Petrochemical complex

Shell, CNOOC to expand ethylene plant


BEIJING, March 22, 2016 – Shell and China National Offshore Oil Corporation (CNOOC) have announced the final decision to expand their Nanhai petrochemical complex in Guangdong Province’s Huizhou, operated through a 50-50 joint venture.

Publicised on Tuesday, the news follows a December 2015 Heads of Agreement that saw Shell and CNOOC commit to increasing the facility’s ethylene production capacity by more than 1 million tonnes per year.


“This agreement demonstrates our confidence in the Shell-CNOOC partnership and our ongoing commitment to China, after over 100 years of Shell operations in country,” Shell CEO Ben van Beurden said in December.
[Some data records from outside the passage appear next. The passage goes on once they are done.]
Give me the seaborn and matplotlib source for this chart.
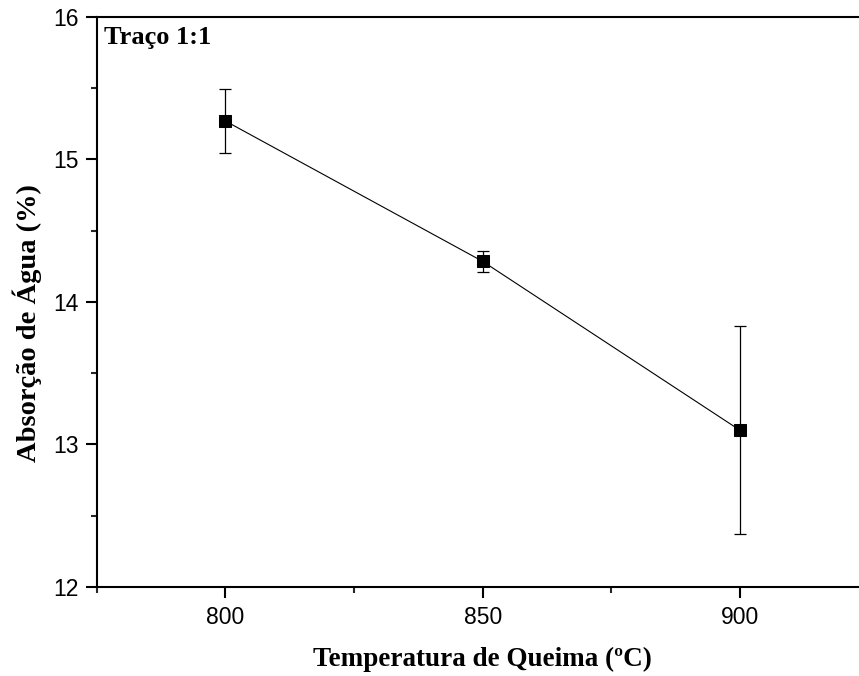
import matplotlib
matplotlib.use("Agg")
import matplotlib.pyplot as plt
from matplotlib.ticker import MultipleLocator
import seaborn as sns
import pandas as pd

# dados
temperatura = [800, 850, 900]
absorcao = [15.27, 14.285, 13.10]
desvio = [0.225, 0.075, 0.73]

df = pd.DataFrame({"temp": temperatura, "abs": absorcao, "err": desvio})

sns.set_style("ticks")
plt.rcParams["font.family"] = ["Liberation Sans", "DejaVu Sans"]
plt.rcParams["text.color"] = "black"
plt.rcParams["axes.labelcolor"] = "black"

fig = plt.figure(figsize=(8.59, 6.76), dpi=100)
ax = fig.add_axes([0.1126, 0.1317, 0.8985, 0.8432])

ax.errorbar(df["temp"], df["abs"], yerr=df["err"], fmt="none",
            ecolor="black", elinewidth=0.9, capsize=4.5, capthick=0.9, zorder=2)
sns.lineplot(data=df, x="temp", y="abs", ax=ax, color="black", linewidth=0.8,
             marker="s", markersize=9, markeredgecolor="black",
             markerfacecolor="black", zorder=3)

ax.set_xlim(775, 925)
ax.set_ylim(12, 16)
ax.xaxis.set_major_locator(MultipleLocator(50))
ax.xaxis.set_minor_locator(MultipleLocator(25))
ax.yaxis.set_major_locator(MultipleLocator(1))
ax.yaxis.set_minor_locator(MultipleLocator(0.5))

for s in ax.spines.values():
    s.set_linewidth(1.5)
    s.set_color("black")

ax.tick_params(which="major", direction="out", length=8, width=1.5,
               labelsize=16.5, colors="black", top=False, right=False)
ax.tick_params(axis="x", which="major", pad=6)
ax.tick_params(axis="y", which="major", pad=5)
ax.tick_params(which="minor", direction="out", length=4, width=1.5,
               top=False, right=False)

serif = ["Liberation Serif", "DejaVu Serif"]
ax.set_xlabel("Temperatura de Queima (ºC)", family=serif, weight="bold", size=19.5)
ax.set_ylabel("Absorção de Água (%)", family=serif, weight="bold", size=20.5)
ax.xaxis.set_label_coords(0.5, -0.105)
ax.yaxis.set_label_coords(-0.071, 0.463)

ax.text(0.01, 0.985, "Traço 1:1", transform=ax.transAxes, ha="left", va="top",
        family=serif, weight="bold", size=19)

fig.savefig("out.png", dpi=100)
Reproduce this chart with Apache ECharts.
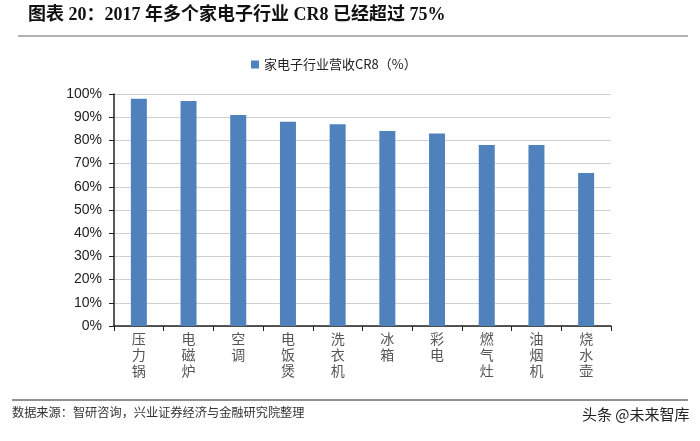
<!DOCTYPE html>
<html><head><meta charset="utf-8">
<script src="https://cdn.jsdelivr.net/npm/echarts@6/dist/echarts.min.js"></script>
<style>html,body{margin:0;padding:0;background:#fff}#c{width:700px;height:441px}</style>
</head><body><div id="c"></div>
<script>
const categories = ['压力锅','电磁炉','空调','电饭煲','洗衣机','冰箱','彩电','燃气灶','油烟机','烧水壶'];
const values = [98, 97, 91, 88, 87, 84, 83, 78, 78, 66];
const seriesName = '家电子行业营收CR8（%）';
const titleText = '图表 20：2017 年多个家电子行业 CR8 已经超过 75%';
const sourceText = '数据来源：智研咨询，兴业证券经济与金融研究院整理';
const watermark = '头条 @未来智库';

const chart = echarts.init(document.getElementById('c'));
chart.setOption({
  animation: false,
  backgroundColor: '#fff',
  grid: {left: 114, right: 89, top: 94, bottom: 115},
  legend: {
    data: [seriesName], top: 53, left: 246,
    itemWidth: 8, itemHeight: 8, icon: 'rect', itemGap: 4,
    textStyle: {fontFamily: 'Noto Sans CJK SC', fontSize: 13, color: '#222'}
  },
  xAxis: {
    type: 'category', data: categories,
    axisLine: {lineStyle: {color: '#222', width: 1.5}},
    axisTick: {show: true, length: 5, lineStyle: {color: '#222'}},
    axisLabel: {
      interval: 0, margin: 5, color: '#555', fontSize: 14, lineHeight: 16,
      fontFamily: 'Noto Sans CJK SC',
      formatter: v => v.split('').join('\n')
    }
  },
  yAxis: {
    type: 'value', min: 0, max: 100, interval: 10,
    axisLine: {show: true, lineStyle: {color: '#222', width: 1.5}},
    axisTick: {show: true, length: 5, lineStyle: {color: '#222'}},
    axisLabel: {formatter: '{value}%', color: '#222', fontSize: 14, margin: 12, fontFamily: 'Liberation Sans'},
    splitLine: {lineStyle: {color: '#d0d0d0', width: 1}}
  },
  series: [{
    name: seriesName, type: 'bar', data: values, barWidth: 16,
    itemStyle: {color: '#4F81BD'}
  }],
  graphic: [
    {type: 'text', left: 28, top: 6, style: {text: titleText, font: 'bold 18px "Liberation Serif", "Noto Sans CJK SC"', fill: '#111'}},
    {type: 'line', shape: {x1: 18, y1: 36, x2: 688, y2: 36}, style: {stroke: '#666', lineWidth: 1}},
    {type: 'line', shape: {x1: 12, y1: 400, x2: 688, y2: 400}, style: {stroke: '#222', lineWidth: 1}},
    {type: 'text', left: 12, top: 406, style: {text: sourceText, font: '12.2px "Noto Sans CJK SC"', fill: '#333'}},
    {type: 'text', left: 582, top: 407, style: {text: watermark, font: '15px "Noto Sans CJK SC"', fill: '#222'}}
  ]
});
</script></body></html>
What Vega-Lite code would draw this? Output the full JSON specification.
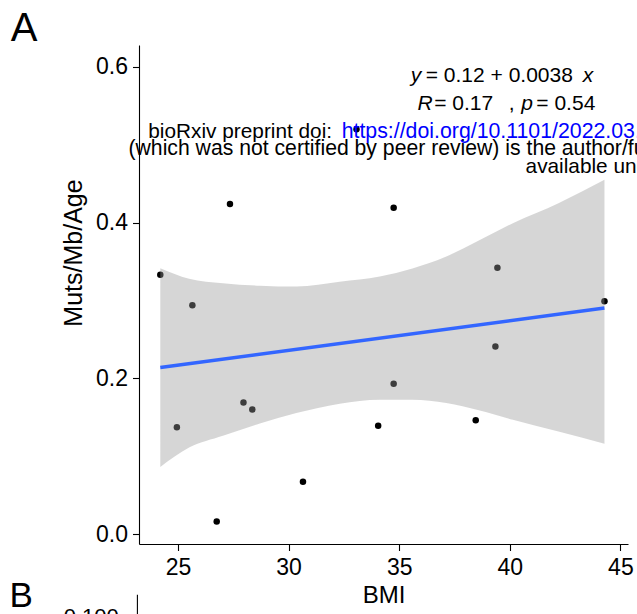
{
  "$schema": "https://vega.github.io/schema/vega-lite/v6.json",
  "width": 489,
  "height": 499,
  "autosize": "none",
  "padding": {"left": 139, "top": 45, "right": 9, "bottom": 70},
  "background": "white",
  "config": {
    "view": {"stroke": null},
    "font": "Liberation Sans",
    "axis": {
      "grid": false,
      "domainColor": "#000000",
      "domainWidth": 1.1,
      "tickColor": "#000000",
      "tickWidth": 1.1,
      "tickSize": 6.5,
      "labelFont": "Liberation Sans",
      "labelFontSize": 23,
      "labelColor": "#000000",
      "titleFont": "Liberation Sans",
      "titleFontSize": 24,
      "titleFontWeight": "normal",
      "titleColor": "#000000"
    }
  },
  "encoding": {
    "x": {
      "field": "BMI",
      "type": "quantitative",
      "title": "BMI",
      "scale": {"domain": [23.237, 45.344], "nice": false, "zero": false},
      "axis": {"values": [25, 30, 35, 40, 45], "labelPadding": 6, "titlePadding": 4}
    },
    "y": {
      "field": "MutsMbAge",
      "type": "quantitative",
      "title": "Muts/Mb/Age",
      "scale": {"domain": [-0.01284, 0.6282], "nice": false, "zero": false},
      "axis": {"values": [0, 0.2, 0.4, 0.6], "format": ".1f", "labelPadding": 5, "titlePadding": 9, "titleFontSize": 25, "titleY": 207.5}
    }
  },
  "layer": [
    {
      "data": {"values": [
        {"BMI": 24.2, "MutsMbAge": 0.333},
        {"BMI": 25.65, "MutsMbAge": 0.294},
        {"BMI": 27.35, "MutsMbAge": 0.424},
        {"BMI": 24.95, "MutsMbAge": 0.137},
        {"BMI": 27.96, "MutsMbAge": 0.169},
        {"BMI": 28.36, "MutsMbAge": 0.16},
        {"BMI": 26.75, "MutsMbAge": 0.016},
        {"BMI": 30.65, "MutsMbAge": 0.067},
        {"BMI": 33.07, "MutsMbAge": 0.52},
        {"BMI": 34.75, "MutsMbAge": 0.419},
        {"BMI": 34.75, "MutsMbAge": 0.193},
        {"BMI": 34.05, "MutsMbAge": 0.139},
        {"BMI": 38.46, "MutsMbAge": 0.146},
        {"BMI": 39.44, "MutsMbAge": 0.342},
        {"BMI": 39.35, "MutsMbAge": 0.241},
        {"BMI": 44.28, "MutsMbAge": 0.299}
      ]},
      "mark": {"type": "circle", "size": 42, "color": "#000000", "opacity": 1}
    },
    {
      "data": {"values": [
        {"BMI": 24.2, "lo": 0.086, "hi": 0.3415},
        {"BMI": 25.5, "lo": 0.111, "hi": 0.328},
        {"BMI": 27.03, "lo": 0.1262, "hi": 0.3222},
        {"BMI": 28.7, "lo": 0.142, "hi": 0.319},
        {"BMI": 30.35, "lo": 0.1553, "hi": 0.3179},
        {"BMI": 32.31, "lo": 0.1673, "hi": 0.324},
        {"BMI": 34.12, "lo": 0.1724, "hi": 0.3307},
        {"BMI": 35.6, "lo": 0.1725, "hi": 0.341},
        {"BMI": 37.13, "lo": 0.1682, "hi": 0.3564},
        {"BMI": 38.6, "lo": 0.159, "hi": 0.377},
        {"BMI": 40.14, "lo": 0.1467, "hi": 0.3993},
        {"BMI": 42.2, "lo": 0.1317, "hi": 0.425},
        {"BMI": 44.28, "lo": 0.116, "hi": 0.455}
      ]},
      "mark": {"type": "area", "color": "#999999", "opacity": 0.4, "interpolate": "monotone"},
      "encoding": {
        "y": {"field": "lo", "type": "quantitative", "title": "Muts/Mb/Age"},
        "y2": {"field": "hi"}
      }
    },
    {
      "data": {"values": [
        {"BMI": 24.2, "MutsMbAge": 0.2139},
        {"BMI": 44.28, "MutsMbAge": 0.2902}
      ]},
      "mark": {"type": "line", "color": "#3366FF", "strokeWidth": 3.5}
    },
    {
      "data": {"values": [
        {"BMI": 23.657, "MutsMbAge": 0.5089, "label": "bioRxiv preprint doi:"},
        {"BMI": 40.714, "MutsMbAge": 0.4639, "label": "available under"}
      ]},
      "mark": {"type": "text", "align": "left", "baseline": "alphabetic", "fontSize": 20.8, "color": "#000000", "font": "Liberation Sans"},
      "encoding": {"text": {"field": "label"}}
    },
    {
      "data": {"values": [
        {"BMI": 22.762, "MutsMbAge": 0.487, "label": "(which was not certified by peer review) is the author/funder, who has granted bioRxiv a license"}
      ]},
      "mark": {"type": "text", "align": "left", "baseline": "alphabetic", "fontSize": 21.2, "color": "#000000", "font": "Liberation Sans"},
      "encoding": {"text": {"field": "label"}}
    },
    {
      "data": {"values": [
        {"BMI": 36.2, "MutsMbAge": 0.5811, "label": "= 0.12 + 0.0038"},
        {"BMI": 36.58, "MutsMbAge": 0.5448, "label": "= 0.17"},
        {"BMI": 39.95, "MutsMbAge": 0.5448, "label": ","},
        {"BMI": 41.2, "MutsMbAge": 0.5448, "label": "= 0.54"}
      ]},
      "mark": {"type": "text", "align": "left", "baseline": "alphabetic", "fontSize": 21, "color": "#000000", "font": "Liberation Sans"},
      "encoding": {"text": {"field": "label"}}
    },
    {
      "data": {"values": [
        {"BMI": 35.52, "MutsMbAge": 0.5811, "label": "y"},
        {"BMI": 43.296, "MutsMbAge": 0.5811, "label": "x"},
        {"BMI": 35.83, "MutsMbAge": 0.5448, "label": "R"},
        {"BMI": 40.515, "MutsMbAge": 0.5448, "label": "p"}
      ]},
      "mark": {"type": "text", "align": "left", "baseline": "alphabetic", "fontSize": 21, "fontStyle": "italic", "color": "#000000", "font": "Liberation Sans"},
      "encoding": {"text": {"field": "label"}}
    },
    {
      "data": {"values": [
        {"BMI": 32.4, "MutsMbAge": 0.5089, "label": "https://doi.org/10.1101/2022.03."}
      ]},
      "mark": {"type": "text", "align": "left", "baseline": "alphabetic", "fontSize": 21.3, "color": "#0000FF", "font": "Liberation Sans"},
      "encoding": {"text": {"field": "label"}}
    },
    {
      "data": {"values": [
        {"BMI": 17.437, "MutsMbAge": 0.6338, "label": "A"}
      ]},
      "mark": {"type": "text", "align": "left", "baseline": "alphabetic", "fontSize": 40, "color": "#000000", "font": "Liberation Sans"},
      "encoding": {"text": {"field": "label"}}
    },
    {
      "data": {"values": [
        {"BMI": 17.383, "MutsMbAge": -0.0942, "label": "B"}
      ]},
      "mark": {"type": "text", "align": "left", "baseline": "alphabetic", "fontSize": 35, "color": "#000000", "font": "Liberation Sans"},
      "encoding": {"text": {"field": "label"}}
    },
    {
      "data": {"values": [
        {"BMI": 19.833, "MutsMbAge": -0.1162, "label": "0.100"}
      ]},
      "mark": {"type": "text", "align": "left", "baseline": "alphabetic", "fontSize": 22, "color": "#000000", "font": "Liberation Sans"},
      "encoding": {"text": {"field": "label"}}
    },
    {
      "data": {"values": [
        {"BMI": 23.165, "MutsMbAge": -0.0779, "end": -0.15}
      ]},
      "mark": {"type": "rule", "color": "#000000", "strokeWidth": 1.1},
      "encoding": {"y2": {"field": "end"}}
    }
  ]
}
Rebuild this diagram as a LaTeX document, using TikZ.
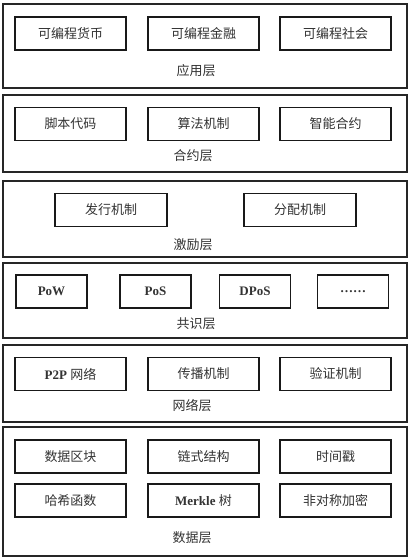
\documentclass[tikz,border=0pt]{standalone}
\usepackage{fontspec}
\setmainfont{Liberation Serif}
\newfontfamily\cjk{Noto Sans CJK SC}
\begin{document}
\begin{tikzpicture}[x=1pt,y=-1pt,
  layerbox/.style={draw=black!85, line width=1.4pt},
  ibox/.style={draw=black!90, line width=1.1pt, rectangle, inner sep=0pt,
    minimum width=111pt, minimum height=33pt, font=\fontsize{13}{15}\selectfont, text=black!80},
  sbox/.style={ibox, minimum width=71pt},
  mbox/.style={ibox, minimum width=112pt},
  lbl/.style={font=\fontsize{13}{15}\selectfont\cjk, text=black!80, inner sep=0pt}]
\useasboundingbox (0,0) rectangle (412,560);
\fill[white] (0,0) rectangle (412,560);
% layer frames
\draw[layerbox] (3,4) rectangle (407,88);
\draw[layerbox] (3,95) rectangle (407,172);
\draw[layerbox] (3,181) rectangle (407,257);
\draw[layerbox] (3,263) rectangle (407,338);
\draw[layerbox] (3,345) rectangle (407,422);
\draw[layerbox] (3,427) rectangle (407,556);
% application layer
\node[ibox] (a1) at (70.5,33.5) {\cjk 可编程货币};
\node[ibox] (a2) at (203.5,33.5) {\cjk 可编程金融};
\node[ibox] (a3) at (335.5,33.5) {\cjk 可编程社会};
\node[lbl] (la) at (196,71) {应用层};
% contract layer
\node[ibox] (c1) at (70.5,124) {\cjk 脚本代码};
\node[ibox] (c2) at (203.5,124) {\cjk 算法机制};
\node[ibox] (c3) at (335.5,124) {\cjk 智能合约};
\node[lbl] (lc) at (193,156) {合约层};
% incentive layer
\node[mbox] (i1) at (111,210) {\cjk 发行机制};
\node[mbox] (i2) at (300,210) {\cjk 分配机制};
\node[lbl] (li) at (193,245) {激励层};
% consensus layer
\node[sbox] (s1) at (51.5,291.5) {\textbf{PoW}};
\node[sbox] (s2) at (155.5,291.5) {\textbf{PoS}};
\node[sbox] (s3) at (255,291.5) {\textbf{DPoS}};
\node[sbox] (s4) at (353,291.5) {\textbf{……}};
\node[lbl] (ls) at (196,324) {共识层};
% network layer
\node[ibox] (n1) at (70.5,374) {\textbf{P2P} {\cjk 网络}};
\node[ibox] (n2) at (203.5,374) {\cjk 传播机制};
\node[ibox] (n3) at (335.5,374) {\cjk 验证机制};
\node[lbl] (ln) at (192,406) {网络层};
% data layer
\node[ibox] (d1) at (70.5,456.5) {\cjk 数据区块};
\node[ibox] (d2) at (203.5,456.5) {\cjk 链式结构};
\node[ibox] (d3) at (335.5,456.5) {\cjk 时间戳};
\node[ibox] (d4) at (70.5,500.5) {\cjk 哈希函数};
\node[ibox] (d5) at (203.5,500.5) {\textbf{Merkle} {\cjk 树}};
\node[ibox] (d6) at (335.5,500.5) {\cjk 非对称加密};
\node[lbl] (ld) at (192,538) {数据层};
\end{tikzpicture}
\end{document}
His Chinese counterpart, CNOOC Chairman Yang Hua, at the time stressed the importance of Shell’s proprietary technologies to the production of petrochemicals “for China’s growing domestic markets.”

Commenting on the Tuesday decision, Graham van’t Hoff, executive vice-president of Shell’s global chemicals business arm, said he was “pleased to confirm” that the company was going to pursue the petrochemicals project. “We are selective in our investments, and this decision underlines our confidence in the strong growth potential for chemicals in China,” he added.

Utilising Shell’s Only MEG Advantage technology, often shortened to Omega, the petrochemical complex will be able to produce mono-ethylene glycol with almost no by-products, decreasing handling and storage needs. Styrene monomer and propylene oxide technologies should see the plant produce 150,000 tonnes of ethylene oxide per year, 480,000 tonnes of ethylene glycol and 600,000 tonnes per year of high-quality polyols, bringing the total volume to more than 2 million tonnes per year.